* [REQUIREMENT]:
Reproduce the data exactly and drop any pictures it holds.

* [PROVIDED MATERIAL]:
● ● ●
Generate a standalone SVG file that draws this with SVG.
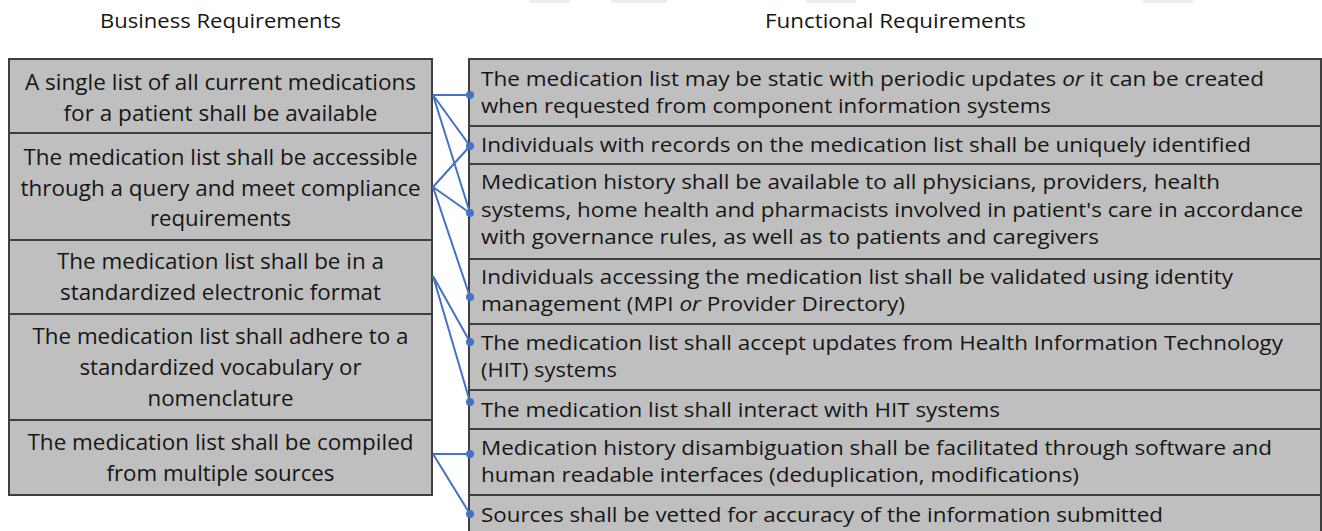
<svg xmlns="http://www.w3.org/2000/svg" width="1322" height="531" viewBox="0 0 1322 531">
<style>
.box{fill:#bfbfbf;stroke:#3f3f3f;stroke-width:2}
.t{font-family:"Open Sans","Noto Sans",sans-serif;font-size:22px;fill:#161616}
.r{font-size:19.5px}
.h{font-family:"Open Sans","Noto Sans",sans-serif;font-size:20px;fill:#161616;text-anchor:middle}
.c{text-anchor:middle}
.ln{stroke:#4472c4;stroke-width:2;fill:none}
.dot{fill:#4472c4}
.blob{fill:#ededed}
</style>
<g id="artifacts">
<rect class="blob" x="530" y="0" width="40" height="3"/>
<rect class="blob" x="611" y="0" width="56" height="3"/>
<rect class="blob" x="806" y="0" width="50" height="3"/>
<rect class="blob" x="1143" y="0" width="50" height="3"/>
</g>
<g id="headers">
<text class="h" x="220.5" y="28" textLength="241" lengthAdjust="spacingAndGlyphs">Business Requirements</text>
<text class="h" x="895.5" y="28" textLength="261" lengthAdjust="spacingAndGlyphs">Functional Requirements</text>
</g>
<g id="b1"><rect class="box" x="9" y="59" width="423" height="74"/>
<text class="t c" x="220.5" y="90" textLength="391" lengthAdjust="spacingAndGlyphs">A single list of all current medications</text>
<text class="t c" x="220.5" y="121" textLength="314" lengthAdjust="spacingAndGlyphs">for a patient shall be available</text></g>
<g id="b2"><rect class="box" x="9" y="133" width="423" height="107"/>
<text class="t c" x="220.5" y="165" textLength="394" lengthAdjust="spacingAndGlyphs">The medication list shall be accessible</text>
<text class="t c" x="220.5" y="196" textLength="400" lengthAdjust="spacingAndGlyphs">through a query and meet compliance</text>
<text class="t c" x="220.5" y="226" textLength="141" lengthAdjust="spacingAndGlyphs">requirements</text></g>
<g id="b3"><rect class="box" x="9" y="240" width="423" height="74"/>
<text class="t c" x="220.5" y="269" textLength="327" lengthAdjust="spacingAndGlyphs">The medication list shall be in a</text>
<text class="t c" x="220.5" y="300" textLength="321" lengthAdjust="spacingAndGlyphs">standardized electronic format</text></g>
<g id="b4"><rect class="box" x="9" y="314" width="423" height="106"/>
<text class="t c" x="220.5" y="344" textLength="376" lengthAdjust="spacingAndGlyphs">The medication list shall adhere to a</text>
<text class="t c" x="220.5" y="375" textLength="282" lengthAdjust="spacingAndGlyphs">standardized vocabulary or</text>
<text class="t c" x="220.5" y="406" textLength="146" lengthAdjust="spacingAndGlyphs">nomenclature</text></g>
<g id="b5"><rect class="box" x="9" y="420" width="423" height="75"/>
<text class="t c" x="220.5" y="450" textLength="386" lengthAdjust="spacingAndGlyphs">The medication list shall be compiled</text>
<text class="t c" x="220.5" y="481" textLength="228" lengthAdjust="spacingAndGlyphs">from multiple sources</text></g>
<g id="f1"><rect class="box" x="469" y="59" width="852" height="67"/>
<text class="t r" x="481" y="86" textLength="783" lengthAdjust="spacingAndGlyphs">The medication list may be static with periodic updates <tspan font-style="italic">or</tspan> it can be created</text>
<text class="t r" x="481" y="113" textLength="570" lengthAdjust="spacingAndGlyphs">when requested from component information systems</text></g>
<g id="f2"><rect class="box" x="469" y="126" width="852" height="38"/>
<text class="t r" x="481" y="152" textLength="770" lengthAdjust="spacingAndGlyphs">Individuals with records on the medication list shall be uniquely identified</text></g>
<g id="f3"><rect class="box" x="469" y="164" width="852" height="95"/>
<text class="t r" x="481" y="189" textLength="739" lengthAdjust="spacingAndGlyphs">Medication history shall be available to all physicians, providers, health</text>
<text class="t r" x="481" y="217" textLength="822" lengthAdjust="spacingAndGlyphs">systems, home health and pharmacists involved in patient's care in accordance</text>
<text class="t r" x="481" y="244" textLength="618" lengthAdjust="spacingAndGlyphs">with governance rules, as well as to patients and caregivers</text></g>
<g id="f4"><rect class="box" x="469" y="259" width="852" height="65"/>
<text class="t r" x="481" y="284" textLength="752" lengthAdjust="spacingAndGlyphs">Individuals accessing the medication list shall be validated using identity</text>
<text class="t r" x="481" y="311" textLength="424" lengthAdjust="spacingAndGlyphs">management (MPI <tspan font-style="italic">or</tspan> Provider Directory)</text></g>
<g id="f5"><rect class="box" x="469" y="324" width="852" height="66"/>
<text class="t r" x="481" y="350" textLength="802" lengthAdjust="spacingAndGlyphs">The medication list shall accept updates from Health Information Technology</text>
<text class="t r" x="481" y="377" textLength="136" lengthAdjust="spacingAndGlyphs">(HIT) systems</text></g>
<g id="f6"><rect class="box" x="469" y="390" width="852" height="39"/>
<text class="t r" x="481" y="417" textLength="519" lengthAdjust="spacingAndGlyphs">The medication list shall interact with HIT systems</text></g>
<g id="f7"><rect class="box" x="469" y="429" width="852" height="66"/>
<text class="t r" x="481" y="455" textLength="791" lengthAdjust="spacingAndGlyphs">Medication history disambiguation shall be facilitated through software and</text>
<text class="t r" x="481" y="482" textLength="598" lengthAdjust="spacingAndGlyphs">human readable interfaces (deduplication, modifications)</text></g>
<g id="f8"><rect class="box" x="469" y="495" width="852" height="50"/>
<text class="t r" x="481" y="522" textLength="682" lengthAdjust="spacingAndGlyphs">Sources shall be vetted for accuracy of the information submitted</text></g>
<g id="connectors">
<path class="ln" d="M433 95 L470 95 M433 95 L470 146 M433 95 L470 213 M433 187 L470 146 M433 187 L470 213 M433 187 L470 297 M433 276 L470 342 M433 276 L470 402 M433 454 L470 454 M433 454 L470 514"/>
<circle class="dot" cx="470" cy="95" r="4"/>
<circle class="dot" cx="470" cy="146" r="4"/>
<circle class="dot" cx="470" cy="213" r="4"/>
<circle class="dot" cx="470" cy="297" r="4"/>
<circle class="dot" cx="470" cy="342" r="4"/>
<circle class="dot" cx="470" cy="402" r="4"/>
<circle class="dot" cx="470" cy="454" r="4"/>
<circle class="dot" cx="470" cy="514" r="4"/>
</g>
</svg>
● ● ●
* [REPLY]:
Generate a standalone SVG file that draws this with SVG.
<svg xmlns="http://www.w3.org/2000/svg" width="1322" height="531" viewBox="0 0 1322 531">
<style>
.box{fill:#bfbfbf;stroke:#3f3f3f;stroke-width:2}
.t{font-family:"Open Sans","Noto Sans",sans-serif;font-size:22px;fill:#161616}
.r{font-size:19.5px}
.h{font-family:"Open Sans","Noto Sans",sans-serif;font-size:20px;fill:#161616;text-anchor:middle}
.c{text-anchor:middle}
.ln{stroke:#4472c4;stroke-width:2;fill:none}
.dot{fill:#4472c4}
.blob{fill:#ededed}
</style>
<g id="artifacts">
<rect class="blob" x="530" y="0" width="40" height="3"/>
<rect class="blob" x="611" y="0" width="56" height="3"/>
<rect class="blob" x="806" y="0" width="50" height="3"/>
<rect class="blob" x="1143" y="0" width="50" height="3"/>
</g>
<g id="headers">
<text class="h" x="220.5" y="28" textLength="241" lengthAdjust="spacingAndGlyphs">Business Requirements</text>
<text class="h" x="895.5" y="28" textLength="261" lengthAdjust="spacingAndGlyphs">Functional Requirements</text>
</g>
<g id="b1"><rect class="box" x="9" y="59" width="423" height="74"/>
<text class="t c" x="220.5" y="90" textLength="391" lengthAdjust="spacingAndGlyphs">A single list of all current medications</text>
<text class="t c" x="220.5" y="121" textLength="314" lengthAdjust="spacingAndGlyphs">for a patient shall be available</text></g>
<g id="b2"><rect class="box" x="9" y="133" width="423" height="107"/>
<text class="t c" x="220.5" y="165" textLength="394" lengthAdjust="spacingAndGlyphs">The medication list shall be accessible</text>
<text class="t c" x="220.5" y="196" textLength="400" lengthAdjust="spacingAndGlyphs">through a query and meet compliance</text>
<text class="t c" x="220.5" y="226" textLength="141" lengthAdjust="spacingAndGlyphs">requirements</text></g>
<g id="b3"><rect class="box" x="9" y="240" width="423" height="74"/>
<text class="t c" x="220.5" y="269" textLength="327" lengthAdjust="spacingAndGlyphs">The medication list shall be in a</text>
<text class="t c" x="220.5" y="300" textLength="321" lengthAdjust="spacingAndGlyphs">standardized electronic format</text></g>
<g id="b4"><rect class="box" x="9" y="314" width="423" height="106"/>
<text class="t c" x="220.5" y="344" textLength="376" lengthAdjust="spacingAndGlyphs">The medication list shall adhere to a</text>
<text class="t c" x="220.5" y="375" textLength="282" lengthAdjust="spacingAndGlyphs">standardized vocabulary or</text>
<text class="t c" x="220.5" y="406" textLength="146" lengthAdjust="spacingAndGlyphs">nomenclature</text></g>
<g id="b5"><rect class="box" x="9" y="420" width="423" height="75"/>
<text class="t c" x="220.5" y="450" textLength="386" lengthAdjust="spacingAndGlyphs">The medication list shall be compiled</text>
<text class="t c" x="220.5" y="481" textLength="228" lengthAdjust="spacingAndGlyphs">from multiple sources</text></g>
<g id="f1"><rect class="box" x="469" y="59" width="852" height="67"/>
<text class="t r" x="481" y="86" textLength="783" lengthAdjust="spacingAndGlyphs">The medication list may be static with periodic updates <tspan font-style="italic">or</tspan> it can be created</text>
<text class="t r" x="481" y="113" textLength="570" lengthAdjust="spacingAndGlyphs">when requested from component information systems</text></g>
<g id="f2"><rect class="box" x="469" y="126" width="852" height="38"/>
<text class="t r" x="481" y="152" textLength="770" lengthAdjust="spacingAndGlyphs">Individuals with records on the medication list shall be uniquely identified</text></g>
<g id="f3"><rect class="box" x="469" y="164" width="852" height="95"/>
<text class="t r" x="481" y="189" textLength="739" lengthAdjust="spacingAndGlyphs">Medication history shall be available to all physicians, providers, health</text>
<text class="t r" x="481" y="217" textLength="822" lengthAdjust="spacingAndGlyphs">systems, home health and pharmacists involved in patient's care in accordance</text>
<text class="t r" x="481" y="244" textLength="618" lengthAdjust="spacingAndGlyphs">with governance rules, as well as to patients and caregivers</text></g>
<g id="f4"><rect class="box" x="469" y="259" width="852" height="65"/>
<text class="t r" x="481" y="284" textLength="752" lengthAdjust="spacingAndGlyphs">Individuals accessing the medication list shall be validated using identity</text>
<text class="t r" x="481" y="311" textLength="424" lengthAdjust="spacingAndGlyphs">management (MPI <tspan font-style="italic">or</tspan> Provider Directory)</text></g>
<g id="f5"><rect class="box" x="469" y="324" width="852" height="66"/>
<text class="t r" x="481" y="350" textLength="802" lengthAdjust="spacingAndGlyphs">The medication list shall accept updates from Health Information Technology</text>
<text class="t r" x="481" y="377" textLength="136" lengthAdjust="spacingAndGlyphs">(HIT) systems</text></g>
<g id="f6"><rect class="box" x="469" y="390" width="852" height="39"/>
<text class="t r" x="481" y="417" textLength="519" lengthAdjust="spacingAndGlyphs">The medication list shall interact with HIT systems</text></g>
<g id="f7"><rect class="box" x="469" y="429" width="852" height="66"/>
<text class="t r" x="481" y="455" textLength="791" lengthAdjust="spacingAndGlyphs">Medication history disambiguation shall be facilitated through software and</text>
<text class="t r" x="481" y="482" textLength="598" lengthAdjust="spacingAndGlyphs">human readable interfaces (deduplication, modifications)</text></g>
<g id="f8"><rect class="box" x="469" y="495" width="852" height="50"/>
<text class="t r" x="481" y="522" textLength="682" lengthAdjust="spacingAndGlyphs">Sources shall be vetted for accuracy of the information submitted</text></g>
<g id="connectors">
<path class="ln" d="M433 95 L470 95 M433 95 L470 146 M433 95 L470 213 M433 187 L470 146 M433 187 L470 213 M433 187 L470 297 M433 276 L470 342 M433 276 L470 402 M433 454 L470 454 M433 454 L470 514"/>
<circle class="dot" cx="470" cy="95" r="4"/>
<circle class="dot" cx="470" cy="146" r="4"/>
<circle class="dot" cx="470" cy="213" r="4"/>
<circle class="dot" cx="470" cy="297" r="4"/>
<circle class="dot" cx="470" cy="342" r="4"/>
<circle class="dot" cx="470" cy="402" r="4"/>
<circle class="dot" cx="470" cy="454" r="4"/>
<circle class="dot" cx="470" cy="514" r="4"/>
</g>
</svg>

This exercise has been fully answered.